Доктор подумал и разменял пешки, вскрывая вертикаль ладье. И тут же Беспятых перебросил коня на королевский фланг, усиливая давление на поле С7 так, что еще через ход там могло запахнуть явным разгромом.

— Со времен Платона, — сказал он, — весь диапазон мудрости, а также схоластики, казуистики и словоблудия между солипсизмом и объективным материализмом сводится к английскому анекдоту про официанта, который в ответ на жалобу клиента, что невозможно различить, чай ему подали или кофе, резонно возражает, какая тому в этом случае разница?

— Но знать-то хочется!..

— А знание поступков не отменяет. Можно знать, можно не знать, всего все равно знать не будешь — а действовать все равно надо.

— Зачем?

— А затем, что без этого жизни нет. Инстинкт. Ты жить хочешь? Ферзь Е5, шах!

Сметя второго и последнего докторского слона, Беспятых продолжал:

— Ты в Бога веришь?

— Вряд ли. Скорее нет.

— Откуда он взялся?

— По идее, он был всегда.

— Откуда ты это знаешь? Внимание: честный ответ.

— Гм. В общем, товарищи посовещались и решили.

— Именно! Посовещались и придумали.
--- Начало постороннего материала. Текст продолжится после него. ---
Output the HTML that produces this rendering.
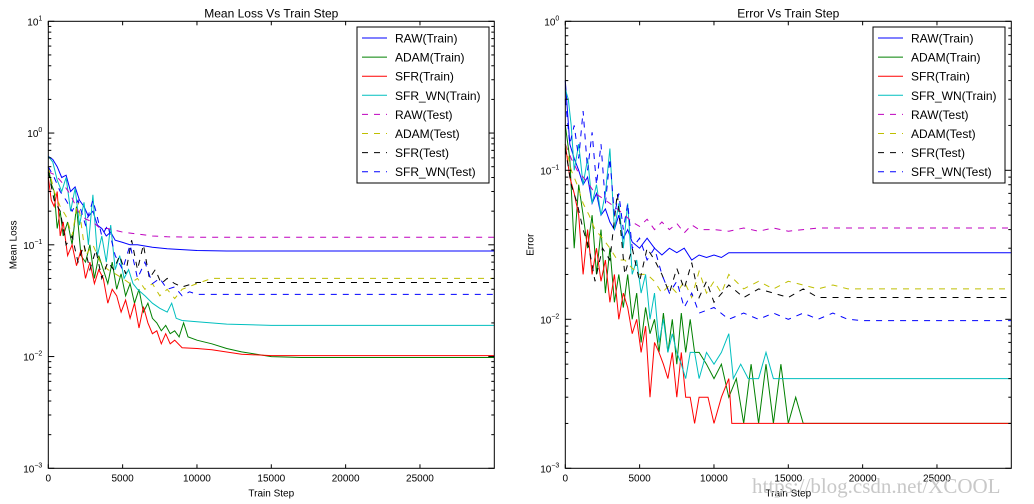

Занесли резолюцию в протокол: Бог есть. И что же они придумали? Они придумали, что Бог их придумал. Секешь поляну? Они придумали его, а он, в свою очередь, для этого придумал их, то есть нас. Так что мы с Всевышним квиты. Он — нас, мы — его. Это называется дуализм. Правда, невосточному человеку это понять трудно. А если вполне серьезные люди, нас с тобой образованнее и даже, возможно, умнее, вполне допускают, что Бог — сам Бог! — существует лишь в нашем воображении, нет ничего логичнее допуска, что и мы, в свою очередь, существуем лишь в воображении Всевышнего. Как эйдос, скажем. Это как минимум справедливое допущение. И если между нами и Ним затесался какой-то, как ты называешь, «автор», — это абсолютно ничего не меняет ни в картине мироздания в принципе, ни в нашей с тобой жизни в частности; это его, «автора», как ты выразился, личное горе и личные сложности. А нам и своих выше крыши хватает. На самом деле интереснее другое.

— Что?

— Да одна простая вещь. Что ничто не возникает само по себе и ничто не происходит изолированно. В линейный детерменизм Лапласа даже Бог встраивается, и Гейзенберг ничего тут по сути не отменял.

— Что?..

— Да взять хоть это приключение наших байстрюков в обменнике. В результате, вполне вероятно, две кучки бандитов перешлепают друг друга, произойдет какой-то передел владений, новые люди втянутся в бригады, поскольку свято место пусто не бывает, а какие-то пацаны поверят в действенность благородства и захотят, возможно, раздавать деньги пенсионерам, и кто-то из этих пенсионеров проживет дольше и чему-то научит внука, и так далее… Короче, круги по воде. Только вместо брошенного в пруд камня — не камень, а шесть тысяч тонн нашего крейсера, который движется сейчас с севера к сердцу огромной страны — и каждый сантиметр, который он преодолевает в сопротивляющемся пространстве, сопровождается все новыми и новыми расходящимися кругами следствий, хотим мы того или нет.

— Ясное дело, — сказал доктор. — Декабристы разбудили Герцена, и вот мы здесь. Вам мат, герр лейтенант!!! Гони шпалер!